Transcribe the whole listing below without changing a word, but leave out every image.

** START **

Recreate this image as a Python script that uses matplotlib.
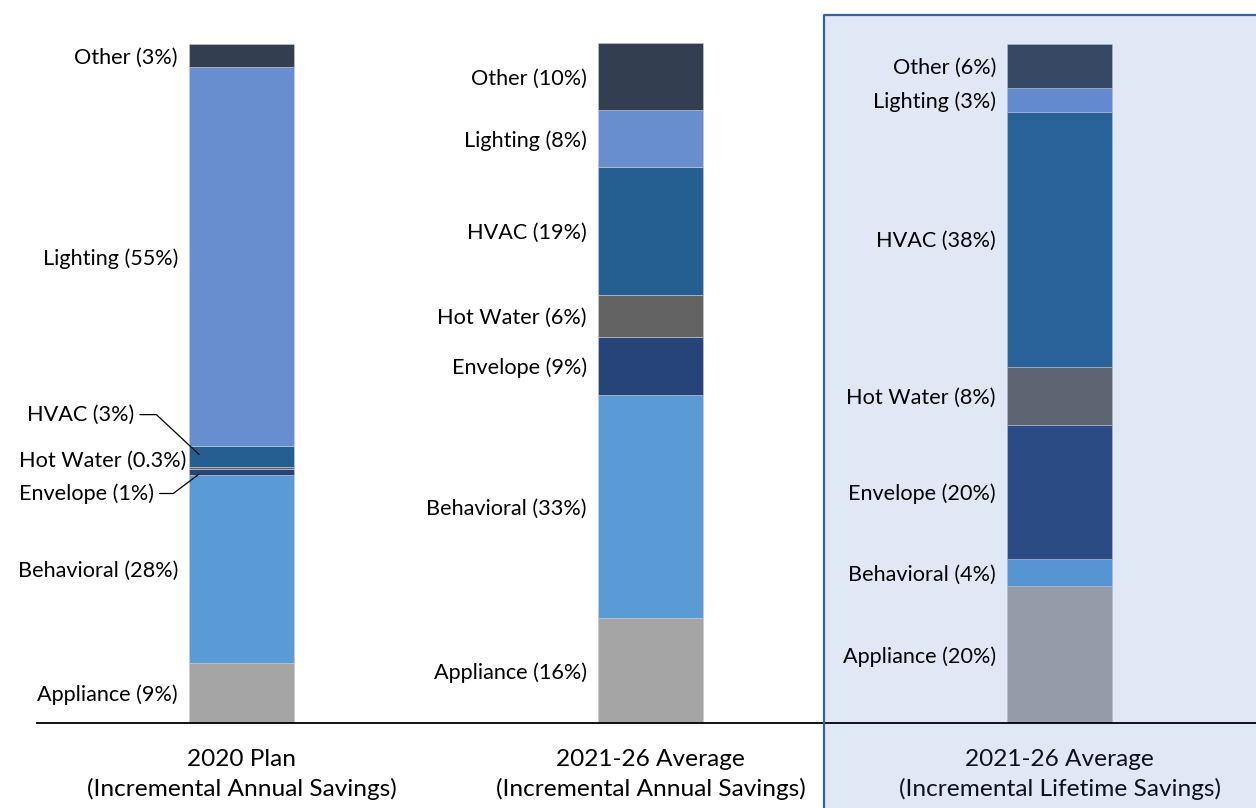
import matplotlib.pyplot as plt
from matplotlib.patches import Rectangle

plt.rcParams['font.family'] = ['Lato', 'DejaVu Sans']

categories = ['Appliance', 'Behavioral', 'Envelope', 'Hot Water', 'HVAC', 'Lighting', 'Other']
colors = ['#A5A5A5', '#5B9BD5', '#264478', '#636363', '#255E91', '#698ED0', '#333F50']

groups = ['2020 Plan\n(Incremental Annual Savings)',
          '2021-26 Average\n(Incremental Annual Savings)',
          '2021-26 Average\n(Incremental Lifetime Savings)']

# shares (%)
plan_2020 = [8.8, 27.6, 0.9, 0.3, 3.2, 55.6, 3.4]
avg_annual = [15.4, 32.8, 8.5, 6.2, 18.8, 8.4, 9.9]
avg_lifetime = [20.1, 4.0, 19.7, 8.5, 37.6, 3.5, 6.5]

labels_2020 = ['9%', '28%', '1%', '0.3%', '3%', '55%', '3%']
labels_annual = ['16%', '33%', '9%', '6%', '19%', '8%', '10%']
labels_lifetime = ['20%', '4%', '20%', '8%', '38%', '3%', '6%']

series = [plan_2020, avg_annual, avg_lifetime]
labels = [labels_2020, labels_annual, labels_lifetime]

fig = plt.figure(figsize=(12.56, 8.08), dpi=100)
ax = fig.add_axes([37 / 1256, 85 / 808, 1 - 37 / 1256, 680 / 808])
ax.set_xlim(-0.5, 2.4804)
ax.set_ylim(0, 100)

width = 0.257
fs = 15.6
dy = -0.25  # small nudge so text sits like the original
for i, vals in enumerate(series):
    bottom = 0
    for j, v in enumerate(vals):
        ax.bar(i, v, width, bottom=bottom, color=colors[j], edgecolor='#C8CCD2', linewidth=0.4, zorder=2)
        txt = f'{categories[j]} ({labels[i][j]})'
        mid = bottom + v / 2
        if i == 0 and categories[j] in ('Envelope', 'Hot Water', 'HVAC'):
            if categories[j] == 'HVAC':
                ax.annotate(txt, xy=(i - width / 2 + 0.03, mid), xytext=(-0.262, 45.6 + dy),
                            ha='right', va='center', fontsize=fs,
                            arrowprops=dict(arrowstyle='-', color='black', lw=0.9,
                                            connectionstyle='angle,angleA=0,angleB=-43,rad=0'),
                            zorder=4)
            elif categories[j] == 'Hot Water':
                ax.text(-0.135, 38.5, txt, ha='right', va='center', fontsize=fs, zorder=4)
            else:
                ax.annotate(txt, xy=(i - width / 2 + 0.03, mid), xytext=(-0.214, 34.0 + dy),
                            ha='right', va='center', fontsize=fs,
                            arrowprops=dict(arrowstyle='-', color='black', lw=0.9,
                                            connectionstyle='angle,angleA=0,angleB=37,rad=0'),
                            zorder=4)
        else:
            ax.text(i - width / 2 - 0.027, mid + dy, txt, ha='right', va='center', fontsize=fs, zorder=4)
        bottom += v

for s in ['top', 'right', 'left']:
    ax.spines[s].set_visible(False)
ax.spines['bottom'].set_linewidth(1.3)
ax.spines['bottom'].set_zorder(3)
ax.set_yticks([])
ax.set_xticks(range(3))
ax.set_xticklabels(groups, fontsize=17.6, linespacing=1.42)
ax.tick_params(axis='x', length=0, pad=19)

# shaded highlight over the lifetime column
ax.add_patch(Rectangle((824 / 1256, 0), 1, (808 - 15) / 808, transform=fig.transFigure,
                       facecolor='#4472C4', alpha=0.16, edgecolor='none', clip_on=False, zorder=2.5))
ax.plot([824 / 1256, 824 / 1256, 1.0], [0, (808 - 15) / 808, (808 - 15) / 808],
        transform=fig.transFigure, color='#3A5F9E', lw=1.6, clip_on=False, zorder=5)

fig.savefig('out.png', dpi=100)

** END **

**Task result**
Recreate this image as a Python script that uses matplotlib.
import matplotlib.pyplot as plt
from matplotlib.patches import Rectangle

plt.rcParams['font.family'] = ['Lato', 'DejaVu Sans']

categories = ['Appliance', 'Behavioral', 'Envelope', 'Hot Water', 'HVAC', 'Lighting', 'Other']
colors = ['#A5A5A5', '#5B9BD5', '#264478', '#636363', '#255E91', '#698ED0', '#333F50']

groups = ['2020 Plan\n(Incremental Annual Savings)',
          '2021-26 Average\n(Incremental Annual Savings)',
          '2021-26 Average\n(Incremental Lifetime Savings)']

# shares (%)
plan_2020 = [8.8, 27.6, 0.9, 0.3, 3.2, 55.6, 3.4]
avg_annual = [15.4, 32.8, 8.5, 6.2, 18.8, 8.4, 9.9]
avg_lifetime = [20.1, 4.0, 19.7, 8.5, 37.6, 3.5, 6.5]

labels_2020 = ['9%', '28%', '1%', '0.3%', '3%', '55%', '3%']
labels_annual = ['16%', '33%', '9%', '6%', '19%', '8%', '10%']
labels_lifetime = ['20%', '4%', '20%', '8%', '38%', '3%', '6%']

series = [plan_2020, avg_annual, avg_lifetime]
labels = [labels_2020, labels_annual, labels_lifetime]

fig = plt.figure(figsize=(12.56, 8.08), dpi=100)
ax = fig.add_axes([37 / 1256, 85 / 808, 1 - 37 / 1256, 680 / 808])
ax.set_xlim(-0.5, 2.4804)
ax.set_ylim(0, 100)

width = 0.257
fs = 15.6
dy = -0.25  # small nudge so text sits like the original
for i, vals in enumerate(series):
    bottom = 0
    for j, v in enumerate(vals):
        ax.bar(i, v, width, bottom=bottom, color=colors[j], edgecolor='#C8CCD2', linewidth=0.4, zorder=2)
        txt = f'{categories[j]} ({labels[i][j]})'
        mid = bottom + v / 2
        if i == 0 and categories[j] in ('Envelope', 'Hot Water', 'HVAC'):
            if categories[j] == 'HVAC':
                ax.annotate(txt, xy=(i - width / 2 + 0.03, mid), xytext=(-0.262, 45.6 + dy),
                            ha='right', va='center', fontsize=fs,
                            arrowprops=dict(arrowstyle='-', color='black', lw=0.9,
                                            connectionstyle='angle,angleA=0,angleB=-43,rad=0'),
                            zorder=4)
            elif categories[j] == 'Hot Water':
                ax.text(-0.135, 38.5, txt, ha='right', va='center', fontsize=fs, zorder=4)
            else:
                ax.annotate(txt, xy=(i - width / 2 + 0.03, mid), xytext=(-0.214, 34.0 + dy),
                            ha='right', va='center', fontsize=fs,
                            arrowprops=dict(arrowstyle='-', color='black', lw=0.9,
                                            connectionstyle='angle,angleA=0,angleB=37,rad=0'),
                            zorder=4)
        else:
            ax.text(i - width / 2 - 0.027, mid + dy, txt, ha='right', va='center', fontsize=fs, zorder=4)
        bottom += v

for s in ['top', 'right', 'left']:
    ax.spines[s].set_visible(False)
ax.spines['bottom'].set_linewidth(1.3)
ax.spines['bottom'].set_zorder(3)
ax.set_yticks([])
ax.set_xticks(range(3))
ax.set_xticklabels(groups, fontsize=17.6, linespacing=1.42)
ax.tick_params(axis='x', length=0, pad=19)

# shaded highlight over the lifetime column
ax.add_patch(Rectangle((824 / 1256, 0), 1, (808 - 15) / 808, transform=fig.transFigure,
                       facecolor='#4472C4', alpha=0.16, edgecolor='none', clip_on=False, zorder=2.5))
ax.plot([824 / 1256, 824 / 1256, 1.0], [0, (808 - 15) / 808, (808 - 15) / 808],
        transform=fig.transFigure, color='#3A5F9E', lw=1.6, clip_on=False, zorder=5)

fig.savefig('out.png', dpi=100)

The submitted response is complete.